Outre la calligraphie chinoise et japonaise, ses plus de 250 publications traitent de la peinture et de l’architecture chinoises et japonaises, de comparaisons entre l’art de l’Asie orientale et l’art occidental, et de l’histoire de ce domaine. Son livre le plus souvent cité est Ten Thousand Things : Module and Mass Production in Chinese Art (Princeton University Press, 2000). Il y démontre comment les artisans chinois ont réussi à créer un grand nombre d’objets de haute qualité dans un minimum de temps en concevant des systèmes de production par lesquels ils composaient ces objets à l’aide de modules, c’est-à-dire de pièces interchangeables standardisées. L’auteur décrit et analyse ces systèmes dans la fonte des bronzes archaïques, l’armée de terre cuite du Premier Empereur, la technologie de l’impression, l’architecture en bois, la fabrication des porcelaines et celle des peintures artisanales. Ce livre en tout point remarquable a connu dès sa parution un immense succès, bénéficiant de pas moins de onze recensions pour la seule édition américaine, et il a reçu en 2002 le prix Joseph Levenson de l’Association for Asian Studies (Best book of the year on traditional China).
Lothar Ledderose a été l’organisateur de trois expositions d’art que la Chine a envoyées en Allemagne : « Im Schatten Hoher Bäume », la première exposition de peinture de lettrés présentée en Europe (Baden-Baden, 1984) ; « Schätze aus der Verbotenen Stadt », du Musée du Palais de Pékin (Berlin, Vienne, 1985/1986), qui a attiré 390 000 visiteurs ; et « Jenseits der Großen Mauer », une exposition d’archéologie de la dynastie Qin, qui comprenait un grand nombre de guerriers en terre cuite (Dortmund, 1990). Il a également été le directeur scientifique (avec Doris Croissant) de l’exposition « Japan and Europe 1543-1929 » (Berlin, 1993), que l’empereur et l’impératrice du Japon ont honorée d’une visite.

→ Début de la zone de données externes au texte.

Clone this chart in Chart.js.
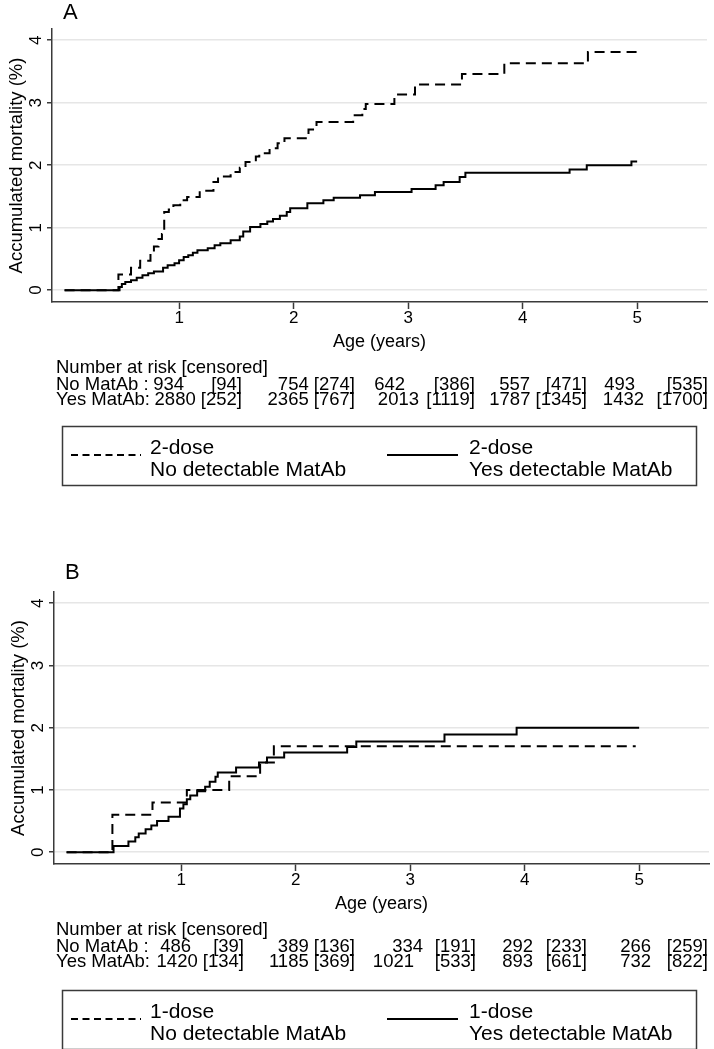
<!DOCTYPE html>
<html><head><meta charset="utf-8">
<script src="https://cdn.jsdelivr.net/npm/chart.js@4.4.1/dist/chart.umd.min.js"></script>
<style>
html,body{margin:0;padding:0;background:#fff;}
#wrap{position:relative;width:714px;height:1049px;overflow:hidden;background:#fff;}
canvas{position:absolute;left:0;}
</style></head><body>
<div id="wrap">
<canvas id="cA" width="714" height="561" style="top:0"></canvas>
<canvas id="cB" width="714" height="487" style="top:562px"></canvas>
</div>
<script>
// ---------- data ----------
const yTicks = [0, 1, 2, 3, 4];
const xTicks = [1, 2, 3, 4, 5];

// Panel A, 2-dose
const a2NoT  = [0, 0.47, 0.58, 0.66, 0.75, 0.78, 0.82, 0.85, 0.87, 0.91, 0.95, 1.01, 1.07, 1.18, 1.30, 1.34, 1.45, 1.53, 1.58, 1.67, 1.70, 1.79, 1.86, 1.92, 2.13, 2.20, 2.52, 2.60, 2.63, 2.88, 3.06, 3.47, 3.84, 4.57, 5.00];
const a2NoV  = [0, 0.25, 0.36, 0.47, 0.59, 0.70, 0.82, 0.90, 1.25, 1.29, 1.36, 1.44, 1.49, 1.59, 1.73, 1.82, 1.89, 1.96, 2.05, 2.14, 2.19, 2.27, 2.35, 2.43, 2.57, 2.69, 2.80, 2.90, 2.98, 3.13, 3.29, 3.46, 3.63, 3.81, 3.81];
const a2YesT = [0, 0.48, 0.50, 0.53, 0.58, 0.63, 0.68, 0.73, 0.78, 0.86, 0.90, 0.96, 1.00, 1.04, 1.08, 1.12, 1.16, 1.25, 1.31, 1.36, 1.45, 1.53, 1.56, 1.62, 1.71, 1.77, 1.82, 1.88, 1.94, 1.97, 2.12, 2.26, 2.35, 2.58, 2.71, 3.03, 3.24, 3.31, 3.45, 3.50, 4.41, 4.56, 4.95, 5.00];
const a2YesV = [0, 0.05, 0.10, 0.13, 0.16, 0.20, 0.24, 0.27, 0.30, 0.36, 0.40, 0.43, 0.48, 0.53, 0.56, 0.60, 0.64, 0.67, 0.72, 0.75, 0.80, 0.86, 0.94, 1.01, 1.06, 1.10, 1.14, 1.19, 1.25, 1.31, 1.39, 1.44, 1.48, 1.52, 1.57, 1.62, 1.68, 1.73, 1.81, 1.88, 1.93, 2.00, 2.06, 2.06];

// Panel B, 1-dose
const b1NoT  = [0, 0.40, 0.75, 1.05, 1.42, 1.69, 1.81, 4.97];
const b1NoV  = [0, 0.60, 0.80, 1.00, 1.22, 1.44, 1.70, 1.70];
const b1YesT = [0, 0.41, 0.54, 0.60, 0.63, 0.69, 0.74, 0.79, 0.89, 0.99, 1.02, 1.05, 1.08, 1.14, 1.21, 1.25, 1.30, 1.32, 1.48, 1.68, 1.75, 1.90, 2.45, 2.53, 3.30, 3.93, 5.00];
const b1YesV = [0, 0.10, 0.17, 0.24, 0.30, 0.37, 0.43, 0.50, 0.57, 0.70, 0.77, 0.85, 0.91, 0.98, 1.05, 1.13, 1.21, 1.28, 1.36, 1.44, 1.52, 1.60, 1.69, 1.78, 1.89, 2.00, 2.00];

// Number at risk [censored]
const riskNoA  = [934, 754, 642, 557, 493];
const censNoA  = [94, 274, 386, 471, 535];
const riskYesA = [2880, 2365, 2013, 1787, 1432];
const censYesA = [252, 767, 1119, 1345, 1700];
const riskNoB  = [486, 389, 334, 292, 266];
const censNoB  = [39, 136, 191, 233, 259];
const riskYesB = [1420, 1185, 1021, 893, 732];
const censYesB = [134, 369, 533, 661, 822];

const rowLabels = ['No MatAb :', 'Yes MatAb:'];
const tableHeader = 'Number at risk [censored]';
const legendA = [['2-dose', 'No detectable MatAb'], ['2-dose', 'Yes detectable MatAb']];
const legendB = [['1-dose', 'No detectable MatAb'], ['1-dose', 'Yes detectable MatAb']];
const yTitle = 'Accumulated mortality (%)';
const xTitle = 'Age (years)';

// ---------- style / layout ----------
const FF = '"Liberation Sans", Arial, Helvetica, sans-serif';
const AX = '#3a3a3a';
const GRID = '#e6e6e6';
const TABLE_PX = 18.5;

function pts(T, V) { return T.map((t, i) => ({ x: t, y: V[i] })); }

function makePanel(id, opt) {
  const extras = {
    id: 'extras',
    afterDraw(chart) {
      const ctx = chart.ctx;
      const ys = chart.scales.y;
      ctx.save();
      ctx.fillStyle = '#000';
      // rotated y tick labels
      ctx.font = '17px ' + FF;
      ctx.textAlign = 'center';
      ctx.textBaseline = 'alphabetic';
      yTicks.forEach(v => {
        const py = ys.getPixelForValue(v);
        ctx.save();
        ctx.translate(opt.yTickBase, py);
        ctx.rotate(-Math.PI / 2);
        ctx.fillText(String(v), 0, 0);
        ctx.restore();
      });
      // panel letter
      ctx.font = '22px ' + FF;
      ctx.textAlign = 'left';
      ctx.fillText(opt.letter, opt.letterX, opt.letterY);
      // risk table
      ctx.font = TABLE_PX + 'px ' + FF;
      ctx.textAlign = 'left';
      ctx.fillText(tableHeader, 56, 373);
      const sp = ctx.measureText(' ').width;
      const rows = [[opt.riskNo, opt.censNo, opt.numRightNo], [opt.riskYes, opt.censYes, opt.numRightYes]];
      const baseY = [390, 405];
      rows.forEach((r, ri) => {
        ctx.textAlign = 'left';
        ctx.fillText(rowLabels[ri], 56, baseY[ri]);
        ctx.textAlign = 'right';
        r[0].forEach((n, j) => {
          const br = '[' + r[1][j] + ']';
          const brLeft = opt.brRight[j] - ctx.measureText(br).width;
          const nr = Math.min(r[2][j], brLeft - sp);
          ctx.fillText(String(n), nr, baseY[ri]);
          ctx.fillText(br, opt.brRight[j], baseY[ri]);
        });
      });
      // legend
      const lt = opt.legendTop;
      ctx.strokeStyle = AX;
      ctx.lineWidth = 1.5;
      ctx.strokeRect(62.5, lt + 0.5, 634, 59);
      ctx.strokeStyle = '#000';
      ctx.lineWidth = 2;
      ctx.setLineDash([7, 4.5]);
      ctx.beginPath(); ctx.moveTo(71, lt + 29); ctx.lineTo(141, lt + 29); ctx.stroke();
      ctx.setLineDash([]);
      ctx.beginPath(); ctx.moveTo(387, lt + 29); ctx.lineTo(458, lt + 29); ctx.stroke();
      ctx.font = '21px ' + FF;
      ctx.textAlign = 'left';
      ctx.fillText(opt.legend[0][0], 150, lt + 28);
      ctx.fillText(opt.legend[0][1], 150, lt + 50);
      ctx.fillText(opt.legend[1][0], 469, lt + 28);
      ctx.fillText(opt.legend[1][1], 469, lt + 50);
      ctx.restore();
    }
  };

  return new Chart(document.getElementById(id), {
    type: 'line',
    data: {
      datasets: [
        { label: opt.legend[0].join(' '), data: pts(opt.noT, opt.noV), stepped: 'before',
          borderColor: '#000', borderWidth: 2, borderDash: [10, 6], pointRadius: 0, fill: false, borderCapStyle: 'butt' },
        { label: opt.legend[1].join(' '), data: pts(opt.yesT, opt.yesV), stepped: 'before',
          borderColor: '#000', borderWidth: 2, pointRadius: 0, fill: false, borderCapStyle: 'butt' }
      ]
    },
    options: {
      responsive: false,
      animation: false,
      devicePixelRatio: 1,
      layout: { padding: { left: opt.padL, right: opt.padR, top: opt.padT, bottom: opt.padB } },
      plugins: { legend: { display: false }, tooltip: { enabled: false } },
      scales: {
        x: {
          type: 'linear', min: -0.11, max: 5.61,
          afterBuildTicks: s => { s.ticks = xTicks.map(v => ({ value: v })); },
          afterFit: s => { s.height = 51; },
          border: { display: true, color: AX, width: 1.5 },
          grid: { display: true, drawOnChartArea: false, drawTicks: true, tickLength: 7, tickColor: AX, tickWidth: 1.5 },
          ticks: { color: '#000', font: { family: FF, size: 17 }, padding: -1, maxRotation: 0, autoSkip: false },
          title: { display: true, text: xTitle, color: '#000', font: { family: FF, size: 18 }, padding: { top: 0, bottom: 0 } }
        },
        y: {
          type: 'linear', min: -0.19, max: 4.18,
          afterBuildTicks: s => { s.ticks = yTicks.map(v => ({ value: v })); },
          afterFit: s => { s.width = 52; },
          border: { display: true, color: AX, width: 1.5 },
          grid: { display: true, drawOnChartArea: true, color: GRID, lineWidth: 1.5, drawTicks: true, tickLength: 5, tickColor: AX, tickWidth: 1.5 },
          ticks: { display: false },
          title: { display: true, text: yTitle, color: '#000', font: { family: FF, size: 18.5 }, padding: { top: 6, bottom: 0 } }
        }
      }
    },
    plugins: [extras]
  });
}

makePanel('cA', {
  letter: 'A', letterX: 63, letterY: 19,
  noT: a2NoT, noV: a2NoV, yesT: a2YesT, yesV: a2YesV,
  riskNo: riskNoA, censNo: censNoA, riskYes: riskYesA, censYes: censYesA,
  numRightNo: [184, 310, 405, 530, 635], numRightYes: [207, 310, 419, 533, 644],
  brRight: [242, 355, 475, 587, 708],
  legend: legendA, legendTop: 426,
  padL: 0, padR: 7, padT: 29, padB: 561 - 302 - 51,
  yTickBase: 41
});
makePanel('cB', {
  letter: 'B', letterX: 65, letterY: 17,
  noT: b1NoT, noV: b1NoV, yesT: b1YesT, yesV: b1YesV,
  riskNo: riskNoB, censNo: censNoB, riskYes: riskYesB, censYes: censYesB,
  numRightNo: [191, 314, 423, 533, 651], numRightYes: [214, 319, 414, 533, 651],
  brRight: [244, 355, 476, 587, 708],
  legend: legendB, legendTop: 428,
  padL: 2, padR: 5, padT: 30, padB: 487 - 302 - 51,
  yTickBase: 43
});
</script>
</body></html>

Depuis 2005, Lothar Ledderose est directeur et principal contributeur d’un projet de recherche à long terme de l’Académie des sciences de Heidelberg. Son objectif est de documenter, d’analyser et de publier le corpus complet des sutras bouddhistes gravés dans la pierre dans toute la Chine, la majorité entre le VIe et le VIIIe siècle. Ces inscriptions confèrent aux sites un caractère sacré. Dans le passé, elles diffusaient un enseignement et étaient parfois des supports de méditation. Durant des siècles, elles ont attiré les pèlerins ; certaines au contraire, oubliées depuis longtemps, ont été découvertes grâce à ce programme. Le travail entrepris concerne divers domaines depuis l’esthétique jusqu’à l’histoire des textes et des pratiques religieuses. Il fédère de nombreuses institutions, chinoises, japonaises, européennes et américaines, réunissant une bonne centaine de chercheurs. Dix volumes de grand format, dans une série intitulée « Sutras bouddhistes sur pierre de la Chine », ont été publiés jusqu’à présent, le plus récent étant celui de la Province du Shandong, vol. 4 : Mont Tai—Vallée du sutra rupestre (Wiesbaden et Hangzhou, 2022).
Les distinctions reçues par Lothar Ledderose comprennent la médaille François Ier du Collège de France (1995), son élection comme membre de la British Academy (1996), le prix du livre Joseph Levenson (2002), le prix Balzan (2005), la médaille Heisenberg de la Fondation Humboldt (2011), son recrutement comme conseiller du Musée national du palais de Pékin (2014), sa fonction d’ambassadeur du patrimoine culturel du Shaanxi (2014), le prix du livre Toshihide Numata sur le bouddhisme (avec Sun Hua, 2015), le prix de l’amitié du lac de l’Ouest de la province du Zhejiang (2023).